Brent is building a medieval castle, his “ultimate bunker,” somewhere in the mountains of North Carolina, to protect his family during the horrors of the “Christian” rapture–and before they are lifted by God’s power to heaven naked as the day they were born. Whew! However, his greatest fear is not the end of the earth. He is spending millions on his castle to protect his family from an electromagnetic pulse (EMP) from somewhere that will destroy all U.S. power grids. If this disaster strikes, millions of Americans will be looking for food and shelter. Brent and his three daughters and two sons are building their castle to keep marauders, thieves, and murderers out. As an ex-infantryman he schools them constantly on shooting and survival skills. It was not revealed during the show where the mother of his children is-or was. Inquiring minds want to know. Perhaps she is studying paranoia at an on-line “university.”

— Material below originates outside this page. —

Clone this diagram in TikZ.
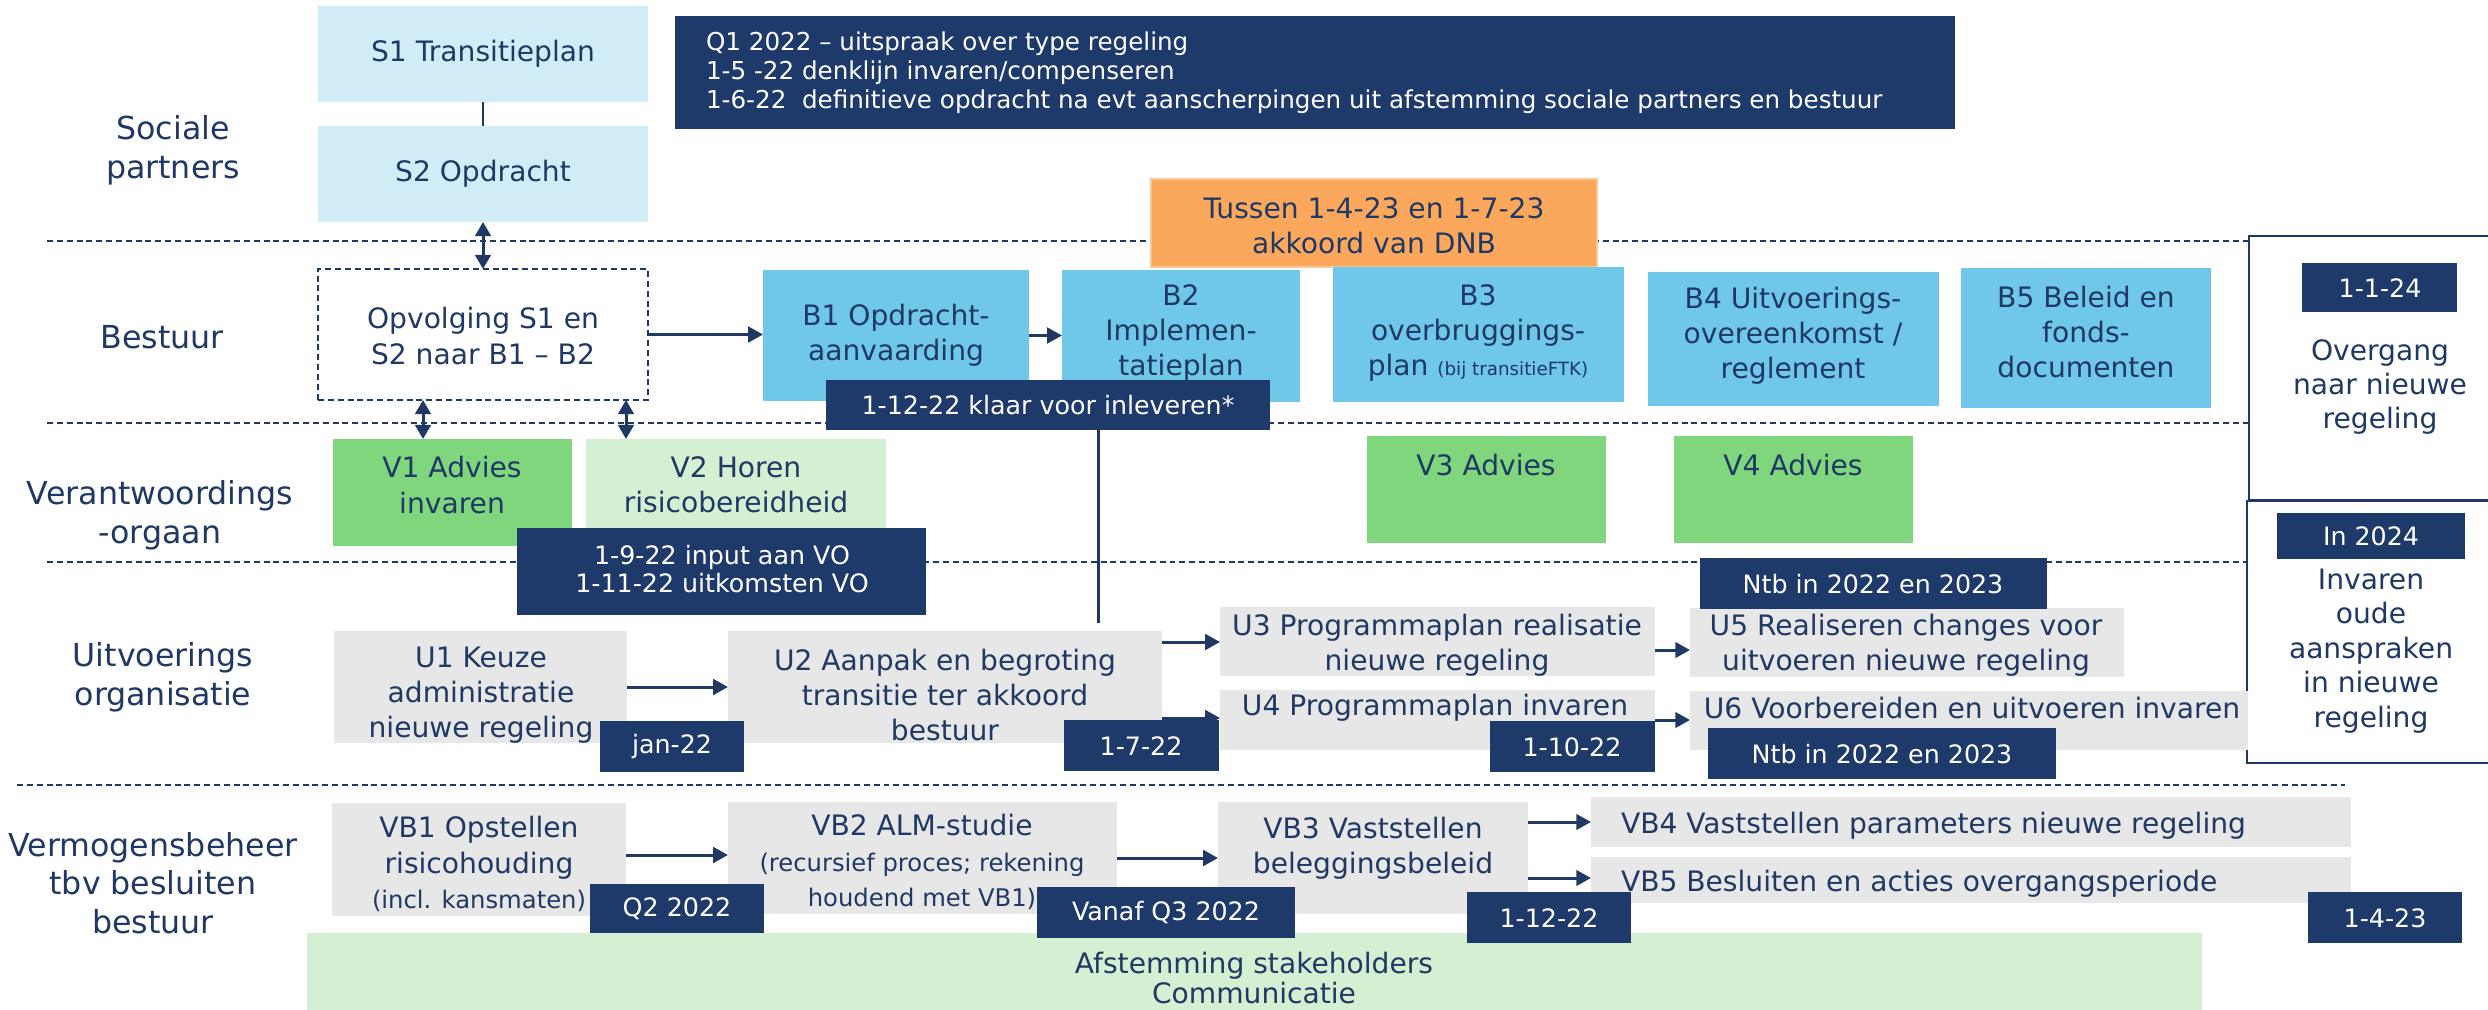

Guns In The Minnesota Capitol And The Paradox Of Two Wes Moores

There’s an excellent chance that some politicians and other citizens discussing guns and security at the capitol are members of the six percent who suffer from a serious mental illness, particularly paranoia. The urge by some conceal-carry permit holders to protect kindergartners while visiting the capitol rests somewhere in the broadband of paranoia. There is an online book “The Other Wes Moore” by Wes Moore with a fascinating description: “Two kids named Wes Moore were born blocks apart within a year of each other. Both grew up fatherless in similar Baltimore neighborhoods and had difficult childhoods; both hung out on street corners with their crews; both ran into trouble with the police. How, then, did one grow up to be a Rhodes Scholar, decorated veteran, White House Fellow, and business leader, while the other ended up a convicted murderer serving a life sentence? Wes Moore, the author of this fascinating book, sets out to answer this profound question.” If the one Wes Moore can answer this question he should win all the Nobel prizes.

State Rep. Tony Cornish is in favor of gun-toting in the Capitol and said people who oppose guns at the Capitol “wet their pants at the sight of a gun.” As a former Marine Corps commander of a heavy machinegun platoon and rifle company I don’t “wet my pants” at the sight of a gun–but they certainly get my intense attention. Guns really tear through human flesh. Ask the woman who was buying a cup of coffee in Starbucks when she was shot by a gun another customer dropped on the floor.

A Response By Another Person Who Does Not Wet His Pants

But let’s let a retired federal law enforcement officer from New Brighton named John Mattson answer Cornish. It’s a beaut. Should be published in every paper in the country: “So, is allowing people to carry weapons at the State Capitol a ‘reasonable accommodation’ for people who are so handicapped by paranoia and their inability to overcome fear that they cannot transact business there without the security of guns? If you could handpick the people who would carry a gun at the Capitol, would you choose people who are paranoid? Or who haven’t learned to overcome their fears? Or who are so delusional that they believe a shooting at the Capitol is a highly probable event, instead of a remote possibility?  Or who believe that a mass shootout among gun owners with permits is preferable to a lone gunman encountering law enforcement? Should people be allowed to carry guns who ‘wet their pants’ at the thought that something could happen that law enforcement couldn’t handle?” Send copies to Wayne LaPierre, that guy at the National Rifle Association who always talks about good guys with guns shooting bad guys with guns.

School Clerk Antoinette Tuff of the Ronald E. McNair Discovery Learning Academy of Decatur, Georgia didn’t wet her pants either when she kept Brandon Michael Hill, definitely a member of the six percent, from shooting off 500 rounds at 800 students with an assault rifle and other weapons. She said she desperately needed to go to the bathroom while talking to Hill, but she had the will to wait until the police put cuffs on him. Now here was a member of the 94 percent who kept her emotions, her empathy, her courage, and her bladder under absolute control. She is a definite candidate for the Medal of Freedom.